Data supplied start
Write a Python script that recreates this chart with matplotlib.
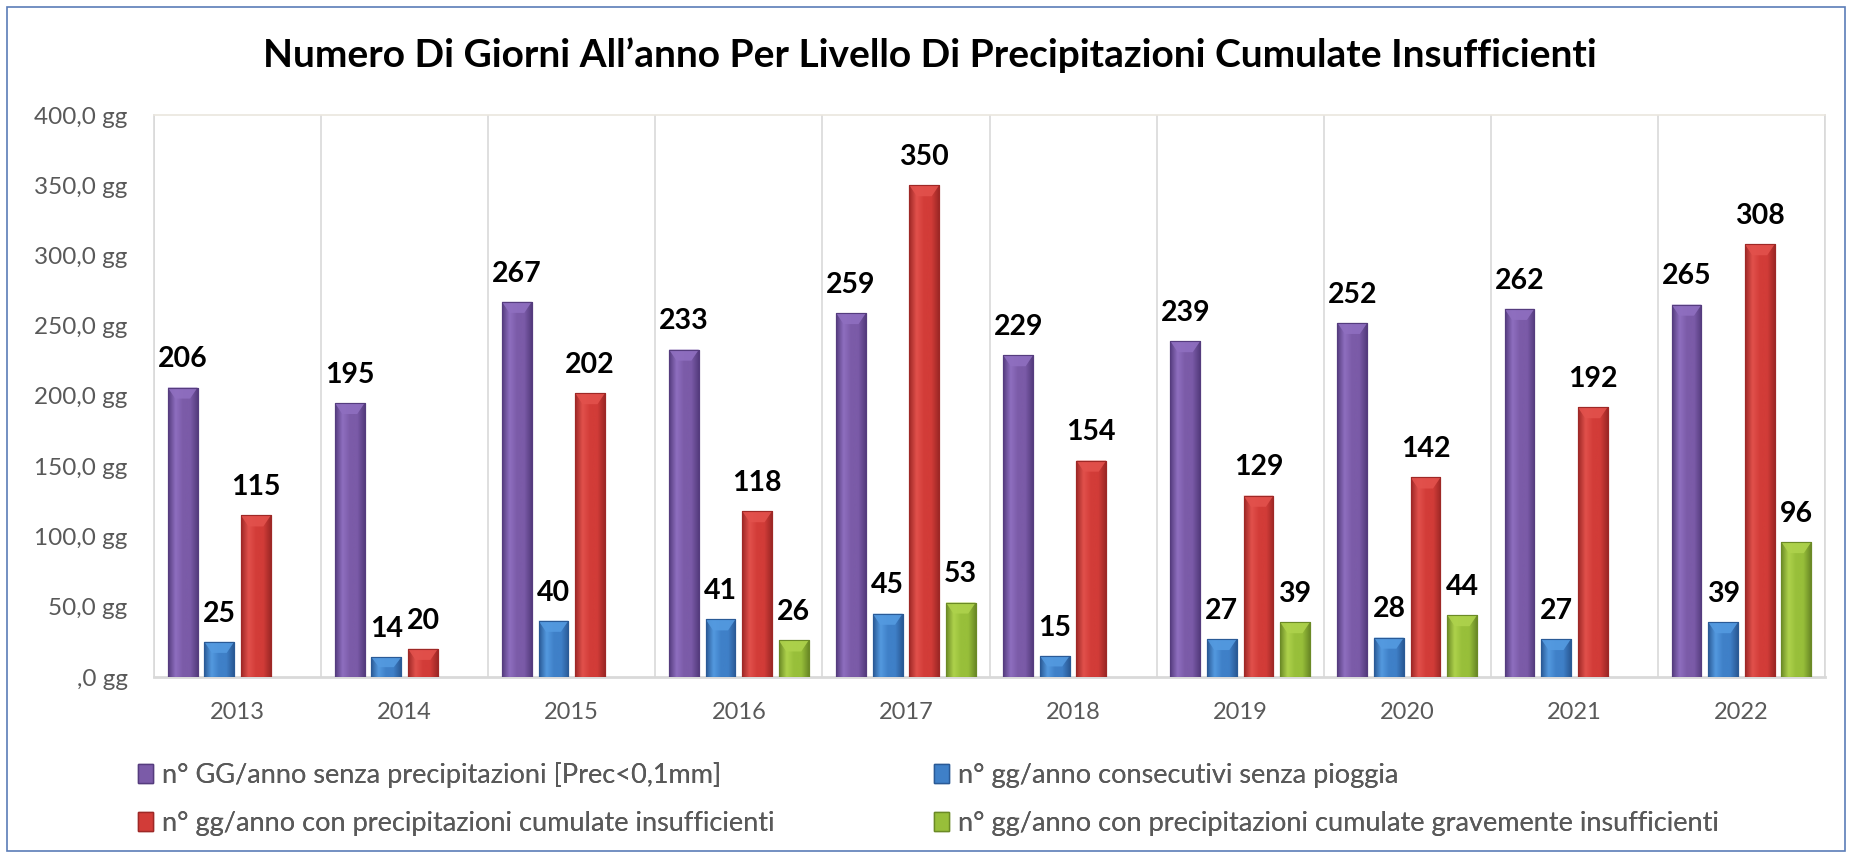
import matplotlib
matplotlib.use("Agg")
import matplotlib.pyplot as plt
import numpy as np
from matplotlib.patches import Patch, Polygon, Rectangle
from matplotlib.colors import LinearSegmentedColormap

plt.rcParams['font.family'] = ['Lato', 'DejaVu Sans']

# data
years = ['2013', '2014', '2015', '2016', '2017', '2018', '2019', '2020', '2021', '2022']
gg_senza_prec = [206, 195, 267, 233, 259, 229, 239, 252, 262, 265]
gg_consecutivi = [25, 14, 40, 41, 45, 15, 27, 28, 27, 39]
gg_insufficienti = [115, 20, 202, 118, 350, 154, 129, 142, 192, 308]
gg_grav_insufficienti = [None, None, None, 26, 53, None, 39, 44, None, 96]

labels = ['n° GG/anno senza precipitazioni [Prec<0,1mm]',
          'n° gg/anno consecutivi senza pioggia',
          'n° gg/anno con precipitazioni cumulate insufficienti',
          'n° gg/anno con precipitazioni cumulate gravemente insufficienti']
series = [gg_senza_prec, gg_consecutivi, gg_insufficienti, gg_grav_insufficienti]
# (base, light, dark)
colors = [('#7B5BA8', '#8F6FC0', '#553C7E'),
          ('#3F80C8', '#549AE0', '#2A5A96'),
          ('#D23C38', '#E2514C', '#9E2826'),
          ('#98BF3A', '#AED24C', '#6B8A26')]

W, H = 1852, 858
fig = plt.figure(figsize=(W / 100, H / 100), dpi=100)
ax = fig.add_axes([154 / W, 181 / H, (1825 - 154) / W, (743 - 181) / H])

x = np.arange(len(years))
width = 0.178
step = 0.219
offsets = (np.arange(4) - 1.5) * step

ax.set_xlim(-0.5, len(years) - 0.5)
ax.set_ylim(0, 400)

px_y = 400 / (743 - 181)  # data units per pixel

for k, (vals, lab, (base, light, dark)) in enumerate(zip(series, labels, colors)):
    v = np.array([np.nan if a is None else a for a in vals], dtype=float)
    bars = ax.bar(x + offsets[k], np.nan_to_num(v), width, color=base,
                  edgecolor=dark, linewidth=0.8, label=lab, zorder=3)
    cmap = LinearSegmentedColormap.from_list('g', [dark, light, base, base, dark])
    grad = np.linspace(0, 1, 64).reshape(1, -1)
    for b, val in zip(bars, v):
        if np.isnan(val):
            b.set_visible(False)
            continue
        x0, w_, h_ = b.get_x(), b.get_width(), b.get_height()
        im = ax.imshow(grad, cmap=cmap, aspect='auto', extent=[x0, x0 + w_, 0, h_],
                       zorder=3.5, interpolation='bicubic')
        im.set_clip_path(b)
        # top bevel
        bev = min(11 * px_y, h_ * 0.5)
        ax.add_patch(Polygon([[x0, h_], [x0 + w_, h_], [x0 + w_ * 0.75, h_ - bev],
                              [x0 + w_ * 0.25, h_ - bev]], closed=True,
                             facecolor=light, edgecolor='none', alpha=0.9, zorder=4))
        ax.add_patch(Rectangle((x0, 0), w_, h_, fill=False, edgecolor=dark,
                               linewidth=0.8, zorder=4))
        ax.annotate(f'{int(val)}', (x0 + w_ / 2, h_), xytext=(0, 11),
                    textcoords='offset points', ha='center', va='bottom',
                    fontsize=20.5, fontweight='bold', color='black', zorder=5)

ax.set_xticks(x)
ax.set_xticklabels(years, fontsize=17, color='#595959')
yt = np.arange(0, 401, 50)
ax.set_yticks(yt)
ax.set_yticklabels([',0 gg' if t == 0 else f'{t:.1f} gg'.replace('.', ',') for t in yt],
                   fontsize=17.5, color='#595959')
ax.tick_params(length=0)
ax.tick_params(axis='y', pad=19)
ax.tick_params(axis='x', pad=18)

for b in np.arange(-0.5, len(years), 1):
    ax.axvline(b, color='#D9D9D9', linewidth=1.2, zorder=1)
for s in ax.spines.values():
    s.set_color('#D9D9D9')
    s.set_linewidth(1.2)
ax.spines['top'].set_color('#EAE6DE')
ax.spines['bottom'].set_linewidth(2)

fig.suptitle('Numero Di Giorni All’anno Per Livello Di Precipitazioni Cumulate Insufficienti',
             x=930 / W, y=1 - 55 / H, va='center', fontsize=28, fontweight='bold')

# legend, one entry per slot: (handle index, x of marker, y centre) in pixels
legend_slots = [(0, 138, 775), (1, 934, 775), (2, 138, 823), (3, 934, 823)]
for i, lx, ly in legend_slots:
    h = Patch(facecolor=colors[i][0], edgecolor=colors[i][2])
    lg = fig.legend([h], [labels[i]], loc='center left',
                    bbox_to_anchor=(lx / W, 1 - ly / H), frameon=False, fontsize=19.5,
                    labelcolor='#595959', handlelength=0.55, handleheight=0.7,
                    handletextpad=0.35, borderpad=0, borderaxespad=0)
    fig.add_artist(lg)

fig.patches.append(Rectangle((7 / W, 7 / H), 1 - 14 / W, 1 - 14 / H, transform=fig.transFigure,
                             fill=False, edgecolor='#5B7DB8', linewidth=1.2))

fig.savefig('out.png', dpi=100)
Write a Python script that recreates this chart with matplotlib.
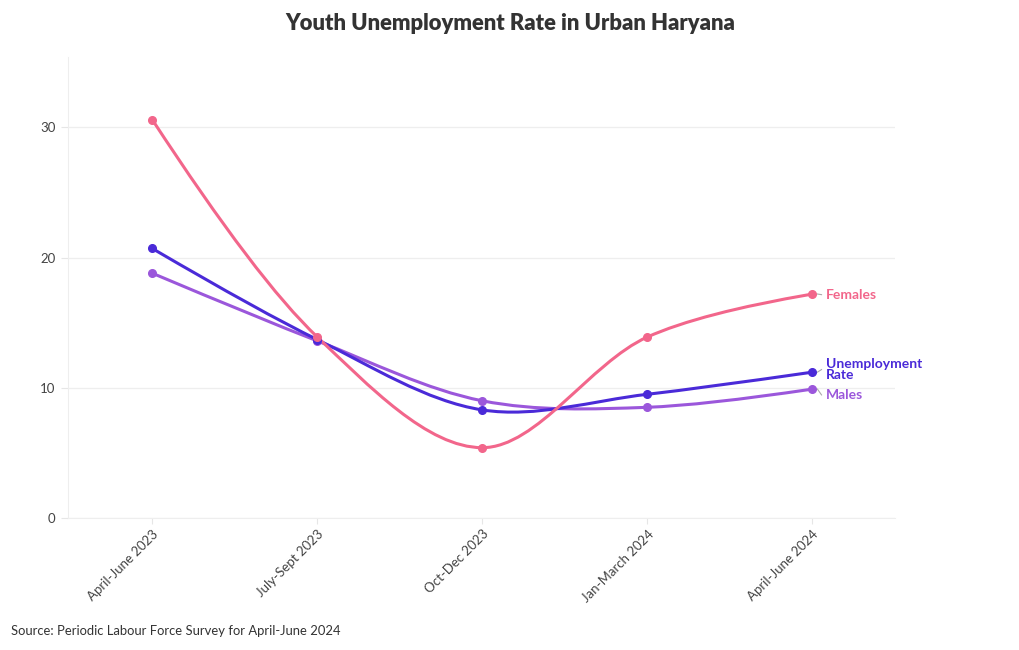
import numpy as np
import matplotlib.pyplot as plt
from matplotlib.path import Path
from matplotlib.patches import PathPatch

plt.rcParams['font.family'] = ['Lato', 'DejaVu Sans']

quarters = ['April-June 2023', 'July-Sept 2023', 'Oct-Dec 2023', 'Jan-March 2024', 'April-June 2024']
females = [30.6, 13.9, 5.4, 13.9, 17.2]
unemployment = [20.7, 13.7, 8.3, 9.5, 11.2]
males = [18.8, 13.6, 9.0, 8.5, 9.9]

series = [
    ('Males', males, '#9b57db'),
    ('Unemployment\nRate', unemployment, '#4a2ad8'),
    ('Females', females, '#f2668b'),
]

fig = plt.figure(figsize=(10.2, 6.5), dpi=100)
ax = fig.add_axes([68 / 1020, 1 - 518 / 650, (895 - 68) / 1020, (518 - 57) / 650])
ax.set_xlim(-0.51, 4.5)
ax.set_ylim(0, 35.4)

# pixel scale of the axes, used so the spline is built in screen space
sx = 165.0
sy = 13.03


def tangent(p0, p1, p2, smooth=1.0):
    d1 = p0 - p1
    d2 = p2 - p1
    d1a = np.hypot(*d1) ** 0.5
    d2a = np.hypot(*d2) ** 0.5
    num = (d2a ** 2 * d1 - d1a ** 2 * d2) * smooth
    den1 = 3 * d2a * (d1a + d2a)
    den2 = 3 * d1a * (d1a + d2a)
    return p1 + num / den1, p1 - num / den2


def spline_path(xs, ys):
    pts = np.column_stack([np.array(xs) * sx, np.array(ys) * sy])
    tans = [tangent(pts[i - 1], pts[i], pts[i + 1]) for i in range(1, len(pts) - 1)]
    verts = [pts[0]]
    codes = [Path.MOVETO]
    verts += [tans[0][0], pts[1]]
    codes += [Path.CURVE3] * 2
    for i in range(2, len(pts) - 1):
        verts += [tans[i - 2][1], tans[i - 1][0], pts[i]]
        codes += [Path.CURVE4] * 3
    verts += [tans[-1][1], pts[-1]]
    codes += [Path.CURVE3] * 2
    verts = np.array(verts) / [sx, sy]
    return Path(verts, codes)


x = np.arange(len(quarters))
label_y = {'Females': 17.15, 'Unemployment\nRate': 11.4, 'Males': 9.45}
for name, vals, col in series:
    ax.add_patch(PathPatch(spline_path(x, vals), facecolor='none', edgecolor=col, lw=2.2,
                           capstyle='round', zorder=3))
    ax.plot(x, vals, 'o', color=col, ms=5.5, zorder=4)
    ly = label_y[name]
    ax.plot([4.03, 4.055], [vals[-1], ly], color='#aaaaaa', lw=0.8)
    ax.text(4.08, ly, name, color=col, fontsize=10, fontweight='bold', va='center',
            ha='left', linespacing=0.85)

ax.set_yticks([0, 10, 20, 30])
ax.set_xticks(x)
ax.set_xticklabels(quarters, rotation=45, ha='right', rotation_mode='anchor', fontsize=9.5,
                   color='#444444')
ax.tick_params(axis='x', length=4, color='#e6e6e6', pad=3)
ax.tick_params(axis='y', length=5, color='#e6e6e6', labelsize=9.5, labelcolor='#444444', pad=4)
ax.grid(axis='y', color='#eeeeee', lw=0.9)
ax.set_axisbelow(True)
for s in ['top', 'right']:
    ax.spines[s].set_visible(False)
ax.spines['left'].set_color('#eeeeee')
ax.spines['bottom'].set_color('#eeeeee')

fig.text(0.5, 1 - 24 / 650, 'Youth Unemployment Rate in Urban Haryana', ha='center', va='center',
         fontsize=15.8, fontweight='heavy', color='#333333')
fig.text(11 / 1020, 1 - 631 / 650, 'Source: Periodic Labour Force Survey for April-June 2024',
         ha='left', va='center', fontsize=9.35, color='#333333')

fig.savefig('out.png', dpi=100)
Data supplied end
* _Instruction_:
Exactly as they appear, print the lines of the listing above from its first line through the line that contains "ax = fig.add_axes([154", minus the pictures.

* _Exercise answer_:
Write a Python script that recreates this chart with matplotlib.
import matplotlib
matplotlib.use("Agg")
import matplotlib.pyplot as plt
import numpy as np
from matplotlib.patches import Patch, Polygon, Rectangle
from matplotlib.colors import LinearSegmentedColormap

plt.rcParams['font.family'] = ['Lato', 'DejaVu Sans']

# data
years = ['2013', '2014', '2015', '2016', '2017', '2018', '2019', '2020', '2021', '2022']
gg_senza_prec = [206, 195, 267, 233, 259, 229, 239, 252, 262, 265]
gg_consecutivi = [25, 14, 40, 41, 45, 15, 27, 28, 27, 39]
gg_insufficienti = [115, 20, 202, 118, 350, 154, 129, 142, 192, 308]
gg_grav_insufficienti = [None, None, None, 26, 53, None, 39, 44, None, 96]

labels = ['n° GG/anno senza precipitazioni [Prec<0,1mm]',
          'n° gg/anno consecutivi senza pioggia',
          'n° gg/anno con precipitazioni cumulate insufficienti',
          'n° gg/anno con precipitazioni cumulate gravemente insufficienti']
series = [gg_senza_prec, gg_consecutivi, gg_insufficienti, gg_grav_insufficienti]
# (base, light, dark)
colors = [('#7B5BA8', '#8F6FC0', '#553C7E'),
          ('#3F80C8', '#549AE0', '#2A5A96'),
          ('#D23C38', '#E2514C', '#9E2826'),
          ('#98BF3A', '#AED24C', '#6B8A26')]

W, H = 1852, 858
fig = plt.figure(figsize=(W / 100, H / 100), dpi=100)
ax = fig.add_axes([154 / W, 181 / H, (1825 - 154) / W, (743 - 181) / H])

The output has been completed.